Supposedly, Foos is a voyeur. He may have peeped on some people, but the story doesn't hold water. He has all kinds of notes, but no photos? Do we really think that he'd spend all this time in endless hours of boring spectating and not film or photo the highlights? I think these were his fantasies, perhaps when people checked in. Do we really think this guy could move around in the rafters and not ever be heard? Also, looking at this dump of a hotel, do we really think that there were 3000 visitors in a year. This 21-room place would be 50% full every night for that to occur. The math, to me, doesn't add up. He could be a complete crackpot. Or, a lonely old man. His reactions to the phone call "threat" and being exposed as having money, were equally preposterous. Does this rational-talking person really think that this wouldn't happen, as he bragged about all his "exploits"? What is more amazing is that if he even did this, wouldn't at least some of the many thousands of people who stayed at this hotel over the years confront him, of not do worse? It's hard to believe that any of it happened.
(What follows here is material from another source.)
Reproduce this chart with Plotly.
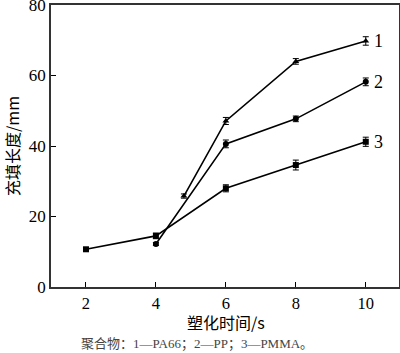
import plotly.graph_objects as go

x1 = [4.8, 6, 8, 10]
y1 = [25.8, 47.1, 64.0, 69.8]
e1 = [0.6, 1.0, 0.8, 1.2]

x2 = [4, 6, 8, 10]
y2 = [12.2, 40.6, 47.7, 58.2]
e2 = [0.4, 1.1, 0.8, 1.1]

x3 = [2, 4, 6, 8, 10]
y3 = [10.7, 14.5, 28.0, 34.6, 41.2]
e3 = [0.4, 0.8, 1.0, 1.4, 1.3]

labels = ["1", "2", "3"]
serif = "Liberation Serif, Times New Roman, serif"
cjk = "Noto Sans CJK SC"

fig = go.Figure()
for xs, ys, es, sym in [(x1, y1, e1, "triangle-up"), (x2, y2, e2, "circle"), (x3, y3, e3, "square")]:
    fig.add_trace(go.Scatter(
        x=xs, y=ys, mode="lines+markers",
        line=dict(color="black", width=1.6),
        marker=dict(symbol=sym, size=6, color="black"),
        error_y=dict(type="data", array=es, visible=True, color="black", thickness=1, width=3),
        showlegend=False))

for lab, ys in zip(labels, [y1, y2, y3]):
    fig.add_annotation(x=10, y=ys[-1], text=lab, showarrow=False, xanchor="left", xshift=6,
                       font=dict(family=serif, size=18, color="black"))

fig.add_annotation(x=0.503, y=-0.125, xref="paper", yref="paper", text="塑化时间/s", showarrow=False,
                   yanchor="middle", font=dict(family=cjk, size=16, color="black"))
fig.add_annotation(x=0.42, y=-0.203, xref="paper", yref="paper",
                   text="聚合物：1—PA66；2—PP；3—PMMA。", showarrow=False,
                   yanchor="middle", font=dict(family=serif + ", " + cjk, size=13, color="#444"))

fig.update_layout(
    width=400, height=353,
    margin=dict(l=51, r=1, t=5, b=66, autoexpand=False),
    paper_bgcolor="white", plot_bgcolor="white",
    xaxis=dict(range=[1, 10.95], tickvals=[2, 4, 6, 8, 10], ticks="inside", ticklen=5,
               automargin=False,
               tickcolor="black", showgrid=False, zeroline=False, showline=True, linecolor="#333",
               linewidth=1.5, mirror=True, tickfont=dict(family=serif, size=16.5, color="black")),
    yaxis=dict(range=[0, 80], tickvals=[0, 20, 40, 60, 80], ticks="inside", ticklen=5,
               ticklabeloverflow="allow", automargin=False,
               tickcolor="black", showgrid=False, zeroline=False, showline=True, linecolor="#333",
               linewidth=1.5, mirror=True, tickfont=dict(family=serif, size=17, color="black"),
               title=dict(text="充填长度/mm", font=dict(family=cjk + ", " + serif, size=16, color="black"),
                          standoff=8)),
)
fig.write_html("out.html")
Talese is no better. He may have written articles and he may have written books, but you could not, in all fairness, call him an investigative journalist. He never asked even the most obvious questions. Where on earth did Foos get the money to buy his collection? Why does Foos think a given baseball card is worth $X. Was it appraised? If he's so rich, why does he need a book written about him (because he does get a cut of the proceeds) and why does he say that he needs to get paid to talk to anyone? If he's not going to live that long, and has no friends and has no heirs, why does he even have the collection to begin with? How can Talese not have checked the tax records and other public information about the motel? I believe that either Talese never wanted to know the truth, he now delusional or has lost his way in a desperate attempt to get attention again in his career. He just wanted to write something sensational. For all we know, the people that he "voyeured" with Foos were hired by Foos as actors. It is puzzling that after he learns that he's been duped and goes on a tirade and discredits his book. Then, later, rationalizes that it was okay that the hotel was owned by someone else and that the fact that he got confirmation from the named former owner, that he had access, so now it's okay that Foos, again lied. Maybe the publisher was going to sue him, and Talese was advised by counsel to switch his position post-haste.
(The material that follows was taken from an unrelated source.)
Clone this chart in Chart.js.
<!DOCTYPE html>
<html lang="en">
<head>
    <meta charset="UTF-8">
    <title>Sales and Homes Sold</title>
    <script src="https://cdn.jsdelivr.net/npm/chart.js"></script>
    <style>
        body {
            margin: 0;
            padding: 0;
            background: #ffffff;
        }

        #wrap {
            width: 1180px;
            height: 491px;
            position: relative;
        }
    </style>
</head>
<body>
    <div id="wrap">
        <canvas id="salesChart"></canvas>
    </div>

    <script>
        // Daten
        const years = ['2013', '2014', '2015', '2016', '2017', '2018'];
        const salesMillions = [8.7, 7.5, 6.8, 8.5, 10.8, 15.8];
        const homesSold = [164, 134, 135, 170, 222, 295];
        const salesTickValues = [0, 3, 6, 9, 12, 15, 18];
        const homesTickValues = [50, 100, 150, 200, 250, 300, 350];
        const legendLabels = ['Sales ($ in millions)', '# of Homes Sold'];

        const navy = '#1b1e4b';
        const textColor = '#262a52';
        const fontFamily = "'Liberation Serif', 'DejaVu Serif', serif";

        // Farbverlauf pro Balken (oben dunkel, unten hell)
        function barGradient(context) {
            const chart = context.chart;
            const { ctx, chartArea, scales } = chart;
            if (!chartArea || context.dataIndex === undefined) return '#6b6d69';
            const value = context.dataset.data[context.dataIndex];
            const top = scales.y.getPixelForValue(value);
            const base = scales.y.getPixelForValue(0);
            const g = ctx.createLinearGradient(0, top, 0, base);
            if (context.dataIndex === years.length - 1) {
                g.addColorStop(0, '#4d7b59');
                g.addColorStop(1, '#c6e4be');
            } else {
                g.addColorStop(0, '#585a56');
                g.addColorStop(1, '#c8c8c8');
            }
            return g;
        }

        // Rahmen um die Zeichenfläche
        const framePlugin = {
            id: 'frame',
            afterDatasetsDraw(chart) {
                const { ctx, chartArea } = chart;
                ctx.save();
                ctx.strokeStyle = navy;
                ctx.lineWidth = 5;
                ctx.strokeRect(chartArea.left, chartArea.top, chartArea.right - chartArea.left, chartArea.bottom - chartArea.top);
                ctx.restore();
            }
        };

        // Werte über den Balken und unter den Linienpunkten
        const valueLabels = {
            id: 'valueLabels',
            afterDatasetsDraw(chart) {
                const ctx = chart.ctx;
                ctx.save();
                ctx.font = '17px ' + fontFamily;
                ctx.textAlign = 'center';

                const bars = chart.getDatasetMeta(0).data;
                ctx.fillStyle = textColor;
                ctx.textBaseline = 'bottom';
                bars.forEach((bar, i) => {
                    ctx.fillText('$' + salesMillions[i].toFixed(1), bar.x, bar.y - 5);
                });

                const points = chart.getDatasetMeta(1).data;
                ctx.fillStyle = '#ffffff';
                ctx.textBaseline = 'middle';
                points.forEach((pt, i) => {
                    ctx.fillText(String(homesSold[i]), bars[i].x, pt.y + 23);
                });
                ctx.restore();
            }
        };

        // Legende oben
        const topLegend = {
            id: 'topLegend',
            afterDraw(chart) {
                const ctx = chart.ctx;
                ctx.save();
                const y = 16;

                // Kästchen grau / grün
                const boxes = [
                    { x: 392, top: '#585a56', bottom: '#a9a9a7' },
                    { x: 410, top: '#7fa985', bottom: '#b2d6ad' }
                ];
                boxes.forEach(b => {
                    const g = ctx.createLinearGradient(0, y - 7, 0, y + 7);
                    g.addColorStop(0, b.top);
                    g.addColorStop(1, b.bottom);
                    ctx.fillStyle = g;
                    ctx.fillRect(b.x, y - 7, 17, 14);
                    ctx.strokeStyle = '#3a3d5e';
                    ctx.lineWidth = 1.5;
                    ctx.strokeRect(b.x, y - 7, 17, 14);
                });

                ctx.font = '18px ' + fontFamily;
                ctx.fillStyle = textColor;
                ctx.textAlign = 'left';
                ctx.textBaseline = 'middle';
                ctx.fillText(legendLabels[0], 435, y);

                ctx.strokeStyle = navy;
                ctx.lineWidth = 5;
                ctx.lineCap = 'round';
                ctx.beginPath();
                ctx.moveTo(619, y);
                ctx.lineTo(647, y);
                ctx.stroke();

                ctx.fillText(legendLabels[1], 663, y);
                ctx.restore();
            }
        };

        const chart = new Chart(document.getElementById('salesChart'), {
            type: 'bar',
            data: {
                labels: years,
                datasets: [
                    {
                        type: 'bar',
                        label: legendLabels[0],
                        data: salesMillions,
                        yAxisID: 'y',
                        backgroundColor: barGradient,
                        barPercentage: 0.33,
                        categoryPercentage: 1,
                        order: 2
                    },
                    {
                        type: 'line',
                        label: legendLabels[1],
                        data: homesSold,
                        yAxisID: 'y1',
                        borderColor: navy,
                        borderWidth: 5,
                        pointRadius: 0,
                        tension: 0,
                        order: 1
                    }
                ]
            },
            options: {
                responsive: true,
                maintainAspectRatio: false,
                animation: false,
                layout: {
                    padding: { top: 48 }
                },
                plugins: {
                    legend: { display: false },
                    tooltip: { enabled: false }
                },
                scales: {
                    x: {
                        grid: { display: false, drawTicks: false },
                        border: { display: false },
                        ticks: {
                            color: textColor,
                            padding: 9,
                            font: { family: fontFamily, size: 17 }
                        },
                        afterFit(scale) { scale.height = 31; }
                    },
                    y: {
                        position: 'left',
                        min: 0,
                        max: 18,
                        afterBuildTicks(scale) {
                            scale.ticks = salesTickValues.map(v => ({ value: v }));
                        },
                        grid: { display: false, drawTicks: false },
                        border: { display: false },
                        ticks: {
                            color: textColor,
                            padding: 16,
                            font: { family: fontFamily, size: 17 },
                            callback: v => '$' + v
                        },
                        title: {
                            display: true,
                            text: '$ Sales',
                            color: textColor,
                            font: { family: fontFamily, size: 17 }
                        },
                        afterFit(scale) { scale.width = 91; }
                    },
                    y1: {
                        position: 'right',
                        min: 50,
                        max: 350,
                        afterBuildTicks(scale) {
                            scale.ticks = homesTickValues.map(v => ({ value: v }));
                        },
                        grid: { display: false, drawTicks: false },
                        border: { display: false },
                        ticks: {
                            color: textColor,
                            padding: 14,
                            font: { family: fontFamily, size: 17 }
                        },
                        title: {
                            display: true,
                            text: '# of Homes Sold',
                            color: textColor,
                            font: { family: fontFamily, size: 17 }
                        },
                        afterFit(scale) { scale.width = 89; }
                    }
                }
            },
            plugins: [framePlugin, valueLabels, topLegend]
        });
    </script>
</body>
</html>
Reviewed by duvernetphotography 4 / 10

How an old journalist tries to recover

We learn how a New York reporter tries to cover for a severe professional blunder. The movie tracks a voyeur, who watches people in hotel rooms for decades. From his hiding spot where he spent hours each night staring at people through a hole in the ceiling. The reporter and the voyeur can't get enough of the limelight. They thrive on the notoriety. When it goes sour, when the voyeur's errors in fact come out, our hero reporter spends the rest of the movie covering for himself. From the start, the voyeur is being filmed in intimate detail and clearly enjoying the attention. He wants us to feel him as a victim in this experience. When all is said and done, their isn't much of a story. The film benefits from great production and editing. It would have been much better had the film used the French cinema reality style with a narrator in monotone third person. This film is depressing. The take away is that the more someone proclaims their integrity and honesty, the less likely it is to be true.